We've narrowed down our top 5 places to go walking this year, from the lesser known areas of Eastern Europe to the coastlines of Portugal. Find out below why they're our favourite destinations to walk in 2018.
Whether it’s the ‘Levison Wood effect’ (his recent Channel 4 television series saw the serial adventurer ‘Crossing the Wild Frontier - from Russia to Iran’), the introduction of new and cheaper flight options or simply a hankering for the different, the Caucasus is proving a massive hit right now. Stretching all the way from the Black to the Caspian Seas, the attraction for walkers comes in the form of two major mountain ranges, the Greater and Lesser Caucasus. Snow-capped peaks, glaciers, gushing waterfalls, high altitude lakes, remote monasteries and mountain villages with their own distinct language and culture await those prepared to travel to Europe’s easternmost outposts - Georgia and Armenia.

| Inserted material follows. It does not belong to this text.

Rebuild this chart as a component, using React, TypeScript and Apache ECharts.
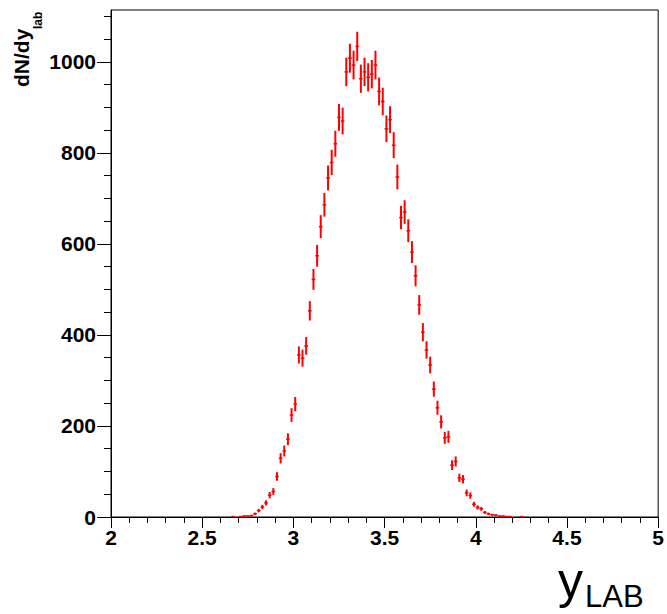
import React, { useEffect, useRef } from "react";
import * as echarts from "echarts";

// Bin centres (y_LAB) and bin contents
const binCenters = [
  2.67, 2.71, 2.73, 2.75, 2.77, 2.79, 2.81, 2.83, 2.85, 2.87, 2.89, 2.91, 2.93, 2.95, 2.97, 2.99,
  3.01, 3.03, 3.05, 3.07, 3.09, 3.11, 3.13, 3.15, 3.17, 3.19, 3.21, 3.23, 3.25, 3.27, 3.29,
  3.31, 3.33, 3.35, 3.37, 3.39, 3.41, 3.43, 3.45, 3.47, 3.49, 3.51, 3.53, 3.55, 3.57, 3.59,
  3.61, 3.63, 3.65, 3.67, 3.69, 3.71, 3.73, 3.75, 3.77, 3.79, 3.81, 3.83, 3.85, 3.87, 3.89,
  3.91, 3.93, 3.95, 3.97, 3.99, 4.01, 4.03, 4.05, 4.07, 4.09, 4.11, 4.13, 4.15, 4.17, 4.19, 4.25,
];
const counts = [
  1, 1, 2, 2, 3, 7, 14, 22, 31, 48, 56, 89, 129, 145, 171, 224,
  248, 356, 349, 376, 453, 522, 574, 638, 686, 745, 779, 820, 878, 870, 978,
  1008, 993, 1034, 963, 978, 966, 973, 993, 935, 913, 853, 873, 817, 747, 658,
  670, 629, 582, 530, 466, 406, 367, 334, 281, 240, 209, 174, 176, 114, 122,
  86, 83, 53, 47, 28, 21, 18, 10, 7, 5, 4, 2, 2, 1, 1, 1,
];
const binWidth = 0.02;

const xTickLabels = [2, 2.5, 3, 3.5, 4, 4.5, 5];
const yMajorTicks = [0, 200, 400, 600, 800, 1000];
const yMinorTicks = [
  0, 50, 100, 150, 200, 250, 300, 350, 400, 450, 500, 550, 600, 650, 700, 750, 800, 850, 900,
  950, 1000, 1050, 1100,
];

const FONT = "'Liberation Sans', Arial, Helvetica, sans-serif";

export default function App() {
  const ref = useRef<HTMLDivElement>(null);

  useEffect(() => {
    if (!ref.current) return;
    const chart = echarts.init(ref.current, undefined, { renderer: "svg" });

    const data = binCenters.map((x, i) => [x, counts[i], Math.sqrt(counts[i])]);

    const option: any = {
      animation: false,
      backgroundColor: "#ffffff",
      grid: {
        left: 111,
        right: 6,
        top: 10,
        bottom: 97,
        show: true,
        borderColor: "#000",
        borderWidth: 1,
        backgroundColor: "transparent",
      },
      xAxis: {
        type: "value",
        min: 2,
        max: 5,
        interval: 0.5,
        axisLine: { show: true, lineStyle: { color: "#000", width: 1 } },
        axisTick: { show: true, inside: false, length: 11, lineStyle: { color: "#000", width: 1 } },
        minorTick: { show: true, splitNumber: 5, length: 6, lineStyle: { color: "#000", width: 1 } },
        splitLine: { show: false },
        axisLabel: {
          color: "#000",
          fontFamily: FONT,
          fontWeight: "bold",
          fontSize: 21,
          margin: 10,
          formatter: (v: number) => (xTickLabels.includes(v) ? String(v) : ""),
        },
      },
      yAxis: [
        {
          type: "value",
          min: 0,
          max: 1114,
          position: "left",
          axisLine: { show: true, lineStyle: { color: "#000", width: 1 } },
          axisTick: {
            show: true,
            inside: false,
            length: 14,
            customValues: yMajorTicks,
            lineStyle: { color: "#000", width: 1 },
          },
          splitLine: { show: false },
          axisLabel: {
            customValues: yMajorTicks,
            color: "#000",
            fontFamily: FONT,
            fontWeight: "bold",
            fontSize: 21,
            margin: 15,
            formatter: (v: number) => String(v),
          },
        },
        {
          type: "value",
          min: 0,
          max: 1114,
          position: "left",
          offset: 0,
          axisLine: { show: false },
          axisTick: {
            show: true,
            inside: false,
            length: 7,
            customValues: yMinorTicks,
            lineStyle: { color: "#000", width: 1 },
          },
          splitLine: { show: false },
          axisLabel: { show: false },
        },
      ],
      series: [
        {
          type: "custom",
          xAxisIndex: 0,
          yAxisIndex: 0,
          data,
          clip: true,
          renderItem: (params: any, api: any) => {
            const x = api.value(0);
            const y = api.value(1);
            const e = api.value(2);
            const top = api.coord([x, y + e]);
            const bot = api.coord([x, y - e]);
            const l = api.coord([x - binWidth / 2, y]);
            const r = api.coord([x + binWidth / 2, y]);
            return {
              type: "group",
              children: [
                {
                  type: "line",
                  shape: { x1: top[0], y1: top[1], x2: bot[0], y2: bot[1] },
                  style: { stroke: "#ff0000", lineWidth: 2 },
                },
                {
                  type: "line",
                  shape: { x1: l[0], y1: l[1], x2: r[0], y2: r[1] },
                  style: { stroke: "#ff0000", lineWidth: 1.5 },
                },
              ],
            };
          },
        },
      ],
      graphic: [
        {
          type: "text",
          x: 21,
          y: 87,
          rotation: Math.PI / 2,
          style: {
            text: "dN/dy",
            fontFamily: FONT,
            fontWeight: "bold",
            fontSize: 21,
            fill: "#000",
            align: "left",
            verticalAlign: "middle",
          },
        },
        {
          type: "text",
          x: 38,
          y: 29,
          rotation: Math.PI / 2,
          style: {
            text: "lab",
            fontFamily: FONT,
            fontWeight: "bold",
            fontSize: 12,
            fill: "#000",
            align: "left",
            verticalAlign: "middle",
          },
        },
        {
          type: "text",
          x: 558,
          y: 581,
          style: {
            text: "y",
            fontFamily: FONT,
            fontSize: 50,
            fill: "#000",
            align: "left",
            verticalAlign: "middle",
          },
        },
        {
          type: "text",
          x: 585,
          y: 596,
          style: {
            text: "LAB",
            fontFamily: FONT,
            fontSize: 31,
            fill: "#000",
            align: "left",
            verticalAlign: "middle",
          },
        },
      ],
    };

    chart.setOption(option);
    return () => chart.dispose();
  }, []);

  return (
    <div
      ref={ref}
      style={{ position: "fixed", left: 0, top: 0, width: 667, height: 614 }}
    />
  );
}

It’s almost three years ago that parts of Nepal were rocked by two powerful earthquakes. Very much fully open for tourism, Nepal’s visitor numbers have continued to rise each year since and 2018 looks set to see increasing numbers of travellers trekking among the world’s most spectacular mountains. Sri Lanka has also been flying as a holiday destination, a trend set to continue this year. With the whole country now open for travel, many new places to stay and ways to explore have emerged. With a cool mountainous interior, virgin rainforests, and ancient sites surrounded by jungle, it’s a great destination to explore on foot.
Eastern Europe is rising in popularity, with plenty to offer in 2018. The area has a wonderful mix of medieval cities, snow-capped mountains, turquoise lakes, and forested national parks coupled with delicious (and inexpensive) food and beer! The walking trails in the Carpathian Mountains are well marked and take you through some of the most spectacular mountain trails that Europe has to offer; they are also quieter than the Alps. Soak up the fascinating cultural heritage on foot visiting UNESCO World Heritage cities in Estonia, Latvia and Lithuania. Eastern Europe also has a wide array of wildlife, including brown bears and beavers in Slovakia which you can search for on our trips. Most tourists head to Dubrovnik or Split in Croatia but there is much more to this beautiful country, from the emerald lakes in Plitvice national park to the dramatic gorges of Paklenica and the pristine islands off the coast.
It is safe to say that Jordan is a destination on the rise and is as welcoming as ever. This small country is well known for the spectacular monuments and the fascinating Wadi Rum Desert. Jordan is making a name for itself and is now being recognised as an up and coming adventure activity hot spot. Traverse the country following the historic Spice Trail that the ancient Nabataeans once took, travelling across copper sands to spend the night under the stars in Bedouin-style tents. The historical sites will take your breath away and they really are best appreciated on foot, taking the time to discover hidden treasures and ascend ancient staircases to be rewarded with panoramic views of the desert.
The unspoilt coastline, sleepy traditional villages and verdant hills make Portugal the perfect setting for active breaks. Unlike some parts of Western Europe Portugal still remains untarnished by mass tourism and the coastal towns of Sagres and Tavira in the south make for a pleasant base for a week of relaxed walking along often empty trails. The scenic coastal paths run along impressive cliffs and across deserted sandy beaches and the long distance path ‘Rota Vincentina’ cumulates at Cabo Sao Vicente, the most south-westerly point of Europe. In the centre of the country explore the lush rolling hills in the Douro valley stretching from inland Spain to the Atlantic Coast, stopping at small wineries, known locally as bodegas, where you can sample the regional varieties. Some of the most stunning landscapes can be found offshore, on the autonomous islands of Madeira and the Azores.